Jasher does not moralize. It simply records: Dinah was put in a chest. Jacob went ahead to meet Esau. He bowed seven times to the ground. And Esau ran to meet him and embraced him — a man humbled not by love but by four visitations of divine terror, now performing tenderness with the sincerity of someone who has just been reminded, four times, how easily he could have died.
How the Reunion Ended
What happens after the embrace is equally revealing. Esau offers to travel together with Jacob, accompanying him with some of his men. Jacob declines gracefully — the children are young, the flocks are slow, let Esau go ahead to Seir and Jacob will follow. "I will come unto thee to Seir to dwell there together as thou hast spoken," Jacob says. He never goes. He turns instead toward Canaan, toward his father's house, and Esau returns to Edom.

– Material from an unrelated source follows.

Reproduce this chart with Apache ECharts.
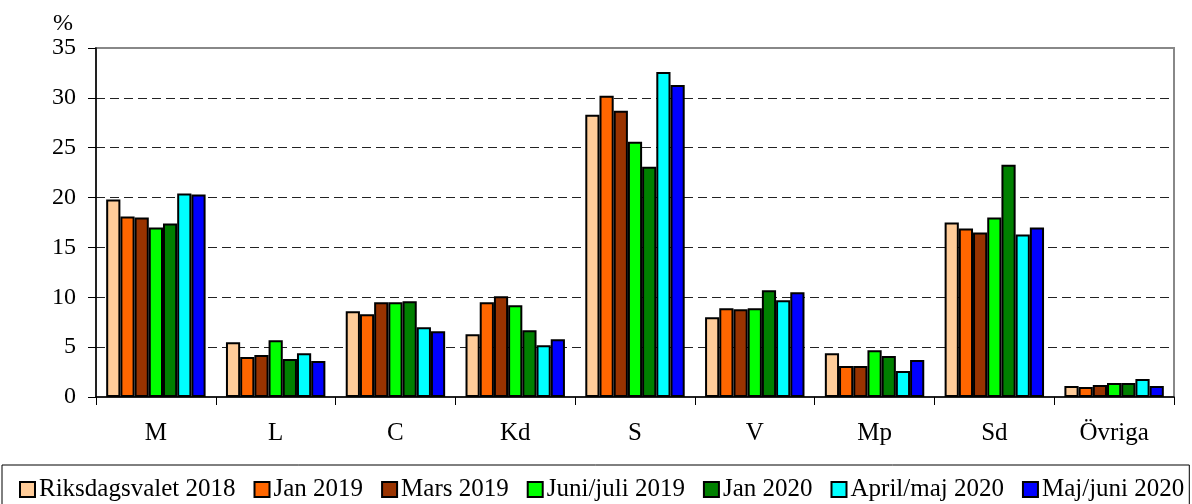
<!DOCTYPE html>
<html>
<head>
<meta charset="utf-8">
<script src="https://cdn.jsdelivr.net/npm/echarts@6/dist/echarts.min.js"></script>
<style>
  html, body { margin: 0; padding: 0; background: #fff; }
  #main { width: 1192px; height: 504px; }
</style>
</head>
<body>
<div id="main"></div>
<script>
var partier = ['M', 'L', 'C', 'Kd', 'S', 'V', 'Mp', 'Sd', 'Övriga'];
var serieNamn = ['Riksdagsvalet 2018', 'Jan 2019', 'Mars 2019', 'Juni/juli 2019', 'Jan 2020', 'April/maj 2020', 'Maj/juni 2020'];
var farger = ['#FFCC99', '#FF6600', '#993300', '#00FF00', '#008000', '#00FFFF', '#0000FF'];

var riksdagsvalet2018 = [19.8, 5.5, 8.6, 6.3, 28.3, 8.0, 4.4, 17.5, 1.1];
var jan2019 = [18.1, 4.0, 8.3, 9.5, 30.2, 8.9, 3.1, 16.9, 1.0];
var mars2019 = [18.0, 4.2, 9.5, 10.1, 28.7, 8.8, 3.1, 16.5, 1.2];
var juniJuli2019 = [17.0, 5.7, 9.5, 9.2, 25.6, 8.9, 4.7, 18.0, 1.4];
var jan2020 = [17.4, 3.8, 9.6, 6.7, 23.1, 10.7, 4.1, 23.3, 1.4];
var aprilMaj2020 = [20.4, 4.4, 7.0, 5.2, 32.6, 9.7, 2.6, 16.3, 1.8];
var majJuni2020 = [20.3, 3.6, 6.6, 5.8, 31.3, 10.5, 3.7, 17.0, 1.1];

var yTicks = [0, 5, 10, 15, 20, 25, 30, 35];

var allData = [riksdagsvalet2018, jan2019, mars2019, juniJuli2019, jan2020, aprilMaj2020, majJuni2020];
var font = 'Liberation Serif';

var series = [];
for (var i = 0; i < serieNamn.length; i++) {
    series.push({
        name: serieNamn[i],
        type: 'bar',
        data: allData[i],
        barGap: '0%',
        barCategoryGap: '17%',
        itemStyle: {
            color: farger[i],
            borderColor: '#000',
            borderWidth: 2
        }
    });
}

var myChart = echarts.init(document.getElementById('main'));
var option = {
    animation: false,
    backgroundColor: '#fff',
    grid: {
        left: 96,
        right: 18,
        top: 48,
        bottom: 107,
        show: true,
        borderColor: '#888',
        borderWidth: 2
    },
    legend: {
        data: serieNamn,
        left: 2,
        top: 465,
        padding: [12, 5, 12, 17],
        borderColor: '#000',
        borderWidth: 1,
        itemWidth: 15,
        itemHeight: 15,
        itemGap: 18,
        icon: 'rect',
        textStyle: {
            fontFamily: font,
            fontSize: 25,
            color: '#000',
            padding: [0, 0, 0, -1]
        }
    },
    xAxis: {
        type: 'category',
        data: partier,
        axisLine: { lineStyle: { color: '#000', width: 1.5 } },
        axisTick: { show: true, length: 8, lineStyle: { color: '#000' } },
        axisLabel: {
            fontFamily: font,
            fontSize: 25,
            color: '#000',
            margin: 24
        }
    },
    yAxis: {
        type: 'value',
        min: yTicks[0],
        max: yTicks[yTicks.length - 1],
        interval: 5,
        name: '%',
        nameLocation: 'end',
        nameGap: 12,
        nameTextStyle: {
            fontFamily: font,
            fontSize: 24,
            color: '#000',
            align: 'right',
            padding: [0, 23, 0, 0]
        },
        axisLine: { show: true, lineStyle: { color: '#000', width: 1.5 } },
        axisTick: { show: true, length: 8, lineStyle: { color: '#000' } },
        axisLabel: {
            fontFamily: font,
            fontSize: 24,
            color: '#000',
            margin: 20
        },
        splitLine: {
            show: true,
            showMinLine: false,
            showMaxLine: false,
            lineStyle: { color: '#222', width: 1, type: [9, 5] }
        }
    },
    series: series
};
myChart.setOption(option);
</script>
</body>
</html>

Jasher records this without judgment: "Jacob said this to Esau in order to remove Esau and his men from him, so that Jacob might afterward go to his father's house to the land of Canaan." It was a polite deflection. A necessary one, perhaps — Jacob had already seen what Esau's desire of heart was, and four angel armies would not always be available. But it is also a kind of melancholy. The brothers wept together. They exchanged gifts. And then Jacob went home by a different road, and Esau went back to Seir, and the reconciliation that looked complete was, in fact, a careful distance maintained.
The Midrash Aggadah (4,331 texts) would later read the entire encounter through the lens of exile and redemption: Esau represents the nations, Jacob represents Israel, and the moment at Jabbok is a template for every negotiation Israel has ever had with power — desperate prayer, divine protection, careful diplomacy, and a parting that was never quite peace.